# The country music theorem

### What are we proving?

We will prove that in a world where everyone loves either rock music or country music (or both), and there is someone who does not love rock music, there is definitely someone who loves country.

In this proof the variables such as `x`

represent people such as
Garth, or Jimmy, or Dolly.

`Rock x`

means that person x loves rock music.`Country x`

means that person x loves country music.`forall {x. Rock x | Country x}`

means that every person loves rock music or country music (or both!). We read the symbol`forall`

as “for all”.`exists {x. Country x}`

means that some person exists who loves country music. We read the symbol`exists`

as “there exists”.

We start proof in the usual way.
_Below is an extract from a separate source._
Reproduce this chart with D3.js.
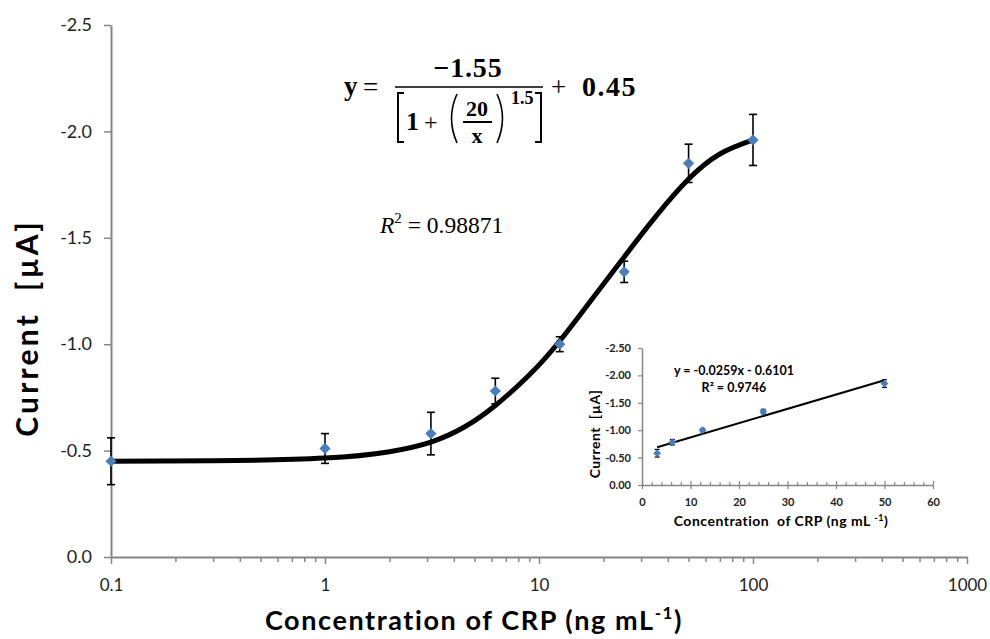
<!DOCTYPE html>
<html>
<head>
<meta charset="utf-8">
<script src="https://cdn.jsdelivr.net/npm/d3@7"></script>
<style>
  body { margin: 0; background: #fff; }
  svg { display: block; }
  .tick text { font-family: Lato, "Open Sans", sans-serif; }
</style>
</head>
<body>
<div id="chart"></div>
<script>
// CRP calibration data (current in µA, negative = cathodic)
const conc = [0.1, 1, 3.125, 6.25, 12.5, 25, 50, 100];
const current = [-0.45, -0.51, -0.58, -0.78, -1.0, -1.34, -1.85, -1.96];
const errs = [0.11, 0.07, 0.10, 0.06, 0.035, 0.05, 0.09, 0.12];

// fitted sigmoid
const fitX = [0.1, 0.3, 1, 2, 3.125, 4.5, 6.25, 9, 12.5, 18, 25, 35, 50, 70, 100];
const fitY = [-0.45, -0.452, -0.465, -0.495, -0.54, -0.612, -0.712, -0.855, -1.015, -1.222, -1.41, -1.598, -1.776, -1.894, -1.96];

// inset: linear range
const insetConc = [3.125, 6.25, 12.5, 25, 50];
const insetCurrent = [-0.58, -0.78, -1.0, -1.34, -1.85];
const insetErrs = [0.07, 0.05, 0.03, 0.04, 0.07];
const insetLineX = [3.125, 50];
const insetLineY = [-0.69, -1.91];

const yTicks = [0, -0.5, -1.0, -1.5, -2.0, -2.5];
const yTickLabels = ["0.0", "-0.5", "-1.0", "-1.5", "-2.0", "-2.5"];
const xTicks = [0.1, 1, 10, 100, 1000];
const xTickLabels = ["0.1", "1", "10", "100", "1000"];
const insetYTicks = [0, -0.5, -1.0, -1.5, -2.0, -2.5];
const insetYTickLabels = ["0.00", "-0.50", "-1.00", "-1.50", "-2.00", "-2.50"];
const insetXTicks = [0, 10, 20, 30, 40, 50, 60];

const W = 990, H = 639;
const blue = "#4a7ebb";
const axisGrey = "#868686";
const sans = 'Lato, "Open Sans", sans-serif';
const serif = '"Liberation Serif", "DejaVu Serif", serif';

const svg = d3.select("#chart").append("svg").attr("width", W).attr("height", H);

// ---------- main chart ----------
const x = d3.scaleLog().domain([0.1, 1000]).range([111, 967]);
const y = d3.scaleLinear().domain([0, -2.5]).range([557, 25]);

// minor x ticks
const minorTicks = x.ticks().filter((d) => !xTicks.some((t) => Math.abs(t - d) < 1e-9));
svg.append("g")
  .attr("transform", "translate(0,557)")
  .call(d3.axisBottom(x).tickValues(minorTicks).tickSize(5).tickFormat(""))
  .call((g) => g.select(".domain").remove())
  .call((g) => g.selectAll("line").attr("stroke", axisGrey).attr("stroke-width", 1.5));

const xAxis_g = svg.append("g")
  .attr("transform", "translate(0,557)")
  .call(d3.axisBottom(x).tickValues(xTicks).tickSize(7).tickSizeOuter(0)
    .tickFormat((d, i) => xTickLabels[i]));
xAxis_g.select(".domain").attr("stroke", axisGrey).attr("stroke-width", 2);
xAxis_g.selectAll("line").attr("stroke", axisGrey).attr("stroke-width", 1.5);
xAxis_g.selectAll("text").attr("font-size", 17).attr("fill", "#222").attr("dy", "1.4em");

const yAxis_g = svg.append("g")
  .attr("transform", "translate(111,0)")
  .call(d3.axisLeft(y).tickValues(yTicks).tickSize(7).tickSizeOuter(0)
    .tickFormat((d, i) => yTickLabels[i]));
yAxis_g.select(".domain").attr("stroke", axisGrey).attr("stroke-width", 2);
yAxis_g.selectAll("line").attr("stroke", axisGrey).attr("stroke-width", 1.5);
yAxis_g.selectAll("text").attr("font-size", 18).attr("fill", "#222").attr("x", -19);

// fitted curve
const fitLine = d3.line()
  .x((d, i) => x(fitX[i]))
  .y((d) => y(d))
  .curve(d3.curveNatural);
svg.append("path")
  .datum(fitY)
  .attr("d", fitLine)
  .attr("fill", "none")
  .attr("stroke", "#000")
  .attr("stroke-width", 5)
  .attr("stroke-linecap", "round");

// error bars
const eb = svg.append("g").attr("stroke", "#000").attr("stroke-width", 1.6);
conc.forEach((c, i) => {
  const cx = x(c), y1 = y(current[i] - errs[i]), y2 = y(current[i] + errs[i]);
  eb.append("line").attr("x1", cx).attr("x2", cx).attr("y1", y1).attr("y2", y2);
  eb.append("line").attr("x1", cx - 4).attr("x2", cx + 4).attr("y1", y1).attr("y2", y1);
  eb.append("line").attr("x1", cx - 4).attr("x2", cx + 4).attr("y1", y2).attr("y2", y2);
});

// diamond markers
const diamond = d3.symbol().type(d3.symbolDiamond2).size(80);
svg.append("g").selectAll("path")
  .data(conc)
  .enter()
  .append("path")
  .attr("d", diamond)
  .attr("transform", (d, i) => `translate(${x(d)},${y(current[i])})`)
  .attr("fill", blue);

// axis titles
svg.append("text")
  .attr("x", 474).attr("y", 630)
  .attr("text-anchor", "middle")
  .attr("font-family", sans).attr("font-weight", "bold").attr("font-size", 27)
  .attr("letter-spacing", 1.6)
  .attr("fill", "#000")
  .html('Concentration of CRP (ng mL<tspan font-size="17" dy="-11">-1</tspan><tspan dy="11">)</tspan>');

svg.append("text")
  .attr("transform", "translate(38,328) rotate(-90)")
  .attr("text-anchor", "middle")
  .attr("font-family", sans).attr("font-weight", "bold").attr("font-size", 30)
  .attr("letter-spacing", 3.2)
  .attr("fill", "#000")
  .attr("xml:space", "preserve")
  .text("Current  [µA]");

// fit equation
const eq = svg.append("g").attr("font-family", serif).attr("fill", "#000");
eq.append("text").attr("x", 344).attr("y", 95).attr("font-size", 27).attr("font-weight", "bold").text("y");
eq.append("text").attr("x", 363).attr("y", 96).attr("font-size", 27).text("=");
eq.append("text").attr("x", 468).attr("y", 77).attr("text-anchor", "middle").attr("font-size", 28).attr("font-weight", "bold").attr("letter-spacing", 0.8).text("−1.55");
eq.append("line").attr("x1", 395).attr("x2", 543).attr("y1", 87).attr("y2", 87).attr("stroke", "#000").attr("stroke-width", 1.6);
eq.append("path").attr("d", "M404,93 H398 V142 H404 M535,93 H541 V142 H535").attr("fill", "none").attr("stroke", "#000").attr("stroke-width", 2);
eq.append("text").attr("x", 406).attr("y", 130).attr("font-size", 26).attr("font-weight", "bold").text("1");
eq.append("text").attr("x", 424).attr("y", 130).attr("font-size", 24).text("+");
eq.append("path").attr("d", "M457,94 Q446,118 457,143 M497,94 Q508,118 497,143").attr("fill", "none").attr("stroke", "#000").attr("stroke-width", 1.6);
eq.append("text").attr("x", 477).attr("y", 116).attr("text-anchor", "middle").attr("font-size", 22).attr("font-weight", "bold").text("20");
eq.append("line").attr("x1", 463).attr("x2", 492).attr("y1", 122).attr("y2", 122).attr("stroke", "#000").attr("stroke-width", 2);
eq.append("text").attr("x", 477).attr("y", 143).attr("text-anchor", "middle").attr("font-size", 22).attr("font-weight", "bold").text("x");
eq.append("text").attr("x", 511).attr("y", 104).attr("font-size", 18).attr("font-weight", "bold").text("1.5");
eq.append("text").attr("x", 551).attr("y", 96).attr("font-size", 27).text("+");
eq.append("text").attr("x", 582).attr("y", 96).attr("font-size", 28).attr("font-weight", "bold").attr("letter-spacing", 1.5).text("0.45");

svg.append("text")
  .attr("x", 380).attr("y", 233)
  .attr("font-family", serif).attr("font-size", 23.5).attr("fill", "#000")
  .html('<tspan font-style="italic">R</tspan><tspan font-size="15" dy="-10">2</tspan><tspan dy="10"> = 0.98871</tspan>');

// ---------- inset ----------
const ix = d3.scaleLinear().domain([0, 60]).range([642, 933]);
const iy = d3.scaleLinear().domain([0, -2.5]).range([485, 348]);

const insetMinor = d3.range(0, 61, 2).filter((d) => d % 10 !== 0);
svg.append("g")
  .attr("transform", "translate(0,485)")
  .call(d3.axisTop(ix).tickValues(insetMinor).tickSize(3).tickFormat(""))
  .call((g) => g.select(".domain").remove())
  .call((g) => g.selectAll("line").attr("stroke", axisGrey).attr("stroke-width", 1.2));

const ixAxis_g = svg.append("g")
  .attr("transform", "translate(0,485)")
  .call(d3.axisBottom(ix).tickValues(insetXTicks).tickSize(4).tickSizeOuter(0));
ixAxis_g.selectAll(".tick line").attr("y1", -4);
ixAxis_g.select(".domain").attr("stroke", axisGrey).attr("stroke-width", 1.5);
ixAxis_g.selectAll("line").attr("stroke", axisGrey).attr("stroke-width", 1.2);
ixAxis_g.selectAll("text").attr("font-size", 11).attr("font-weight", "bold").attr("fill", "#222").attr("dy", "1.25em");

const iyAxis_g = svg.append("g")
  .attr("transform", "translate(642,0)")
  .call(d3.axisLeft(iy).tickValues(insetYTicks).tickSize(4).tickSizeOuter(0)
    .tickFormat((d, i) => insetYTickLabels[i]));
iyAxis_g.select(".domain").attr("stroke", axisGrey).attr("stroke-width", 1.5);
iyAxis_g.selectAll("line").attr("stroke", axisGrey).attr("stroke-width", 1.2);
iyAxis_g.selectAll("text").attr("font-size", 11).attr("font-weight", "bold").attr("fill", "#222").attr("x", -11);

svg.append("path")
  .datum(insetLineY)
  .attr("d", d3.line().x((d, i) => ix(insetLineX[i])).y((d) => iy(d)))
  .attr("stroke", "#000").attr("stroke-width", 2).attr("fill", "none");

const ieb = svg.append("g").attr("stroke", "#000").attr("stroke-width", 1.2);
insetConc.forEach((c, i) => {
  const cx = ix(c), y1 = iy(insetCurrent[i] - insetErrs[i]), y2 = iy(insetCurrent[i] + insetErrs[i]);
  ieb.append("line").attr("x1", cx).attr("x2", cx).attr("y1", y1).attr("y2", y2);
  ieb.append("line").attr("x1", cx - 2.5).attr("x2", cx + 2.5).attr("y1", y1).attr("y2", y1);
  ieb.append("line").attr("x1", cx - 2.5).attr("x2", cx + 2.5).attr("y1", y2).attr("y2", y2);
});

svg.append("g").selectAll("path")
  .data(insetConc)
  .enter()
  .append("path")
  .attr("d", diamond)
  .attr("transform", (d, i) => `translate(${ix(d)},${iy(insetCurrent[i])}) scale(0.7)`)
  .attr("fill", blue);

svg.append("text")
  .attr("x", 781).attr("y", 526)
  .attr("text-anchor", "middle")
  .attr("font-family", sans).attr("font-weight", "bold").attr("font-size", 14)
  .attr("letter-spacing", 0.5)
  .attr("fill", "#000")
  .attr("xml:space", "preserve")
  .html('Concentration  of CRP (ng mL <tspan font-size="9" dy="-5">-1</tspan><tspan dy="5">)</tspan>');

svg.append("text")
  .attr("transform", "translate(600,434) rotate(-90)")
  .attr("text-anchor", "middle")
  .attr("font-family", sans).attr("font-weight", "bold").attr("font-size", 14)
  .attr("letter-spacing", 0.5)
  .attr("fill", "#000")
  .attr("xml:space", "preserve")
  .text("Current  [µA]");

svg.append("text")
  .attr("x", 734).attr("y", 375)
  .attr("text-anchor", "middle")
  .attr("font-family", sans).attr("font-weight", "bold").attr("font-size", 12.5)
  .attr("fill", "#000")
  .text("y = -0.0259x - 0.6101");
svg.append("text")
  .attr("x", 734).attr("y", 392)
  .attr("text-anchor", "middle")
  .attr("font-family", sans).attr("font-weight", "bold").attr("font-size", 12.5)
  .attr("fill", "#000")
  .text("R² = 0.9746");
</script>
</body>
</html>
You should see a first step that
says `exists {x. Country x} => exists {x. Country x}`

. If not press
the “Clear Work” button. Selecting the `exists {x. Country x}`

on the
**left** side of the formula, several options show up as suggestions.
Choose the one that uses the fact that:

`forall {x. p x => q x} & exists p => exists q`

Wow, what does this mean? It says, “suppose that everything with
property `p`

also has property `q`

, and suppose that something exists
with property `p`

. If that is all true, then there also exists
something with property q.

This step fills in `q`

as `exists {x. Country x}`

.
Soon `p`

will become `{x. not (Rock x)}`

, but not yet.

For the condition `exists p`

, choose specifically
`exists {x. not (Rock x)}`

, one of the two conditions
expected to be in the result of the proof. This choice is
offered in the menu.

Now check the tautology that `not a => b == a | b`

with the plan
to use it in the next step. You will need to enter the formula,
typing `\not a => b == a | b`

.

Finally, select the part of step 3 that says `not (Rock x) => Country x`

. Now the menu should offer “`Rock x | Country x`

using step 4” as
one of the options. Selecting this, you should get the desired
result, and the proof editor should indicate “✓ Proof
complete.”.

#### Alternative

This proof works “backward”, starting with the desired conclusion. It transforms the assumptions into the ones expected, step-by-step removing ones that are not desired. It is also possible to work “forward”, starting with the expected assumptions, e.g.

`((exists {x. (not (Rock x))}) & (forall {x. ((Rock x) | (Country x))})) => ((exists {x. (not (Rock x))}) & (forall {x. ((Rock x) | (Country x))}))`

and transforming the *conclusion* into the desired one. Would
you be able to create a version of this proof that works forward?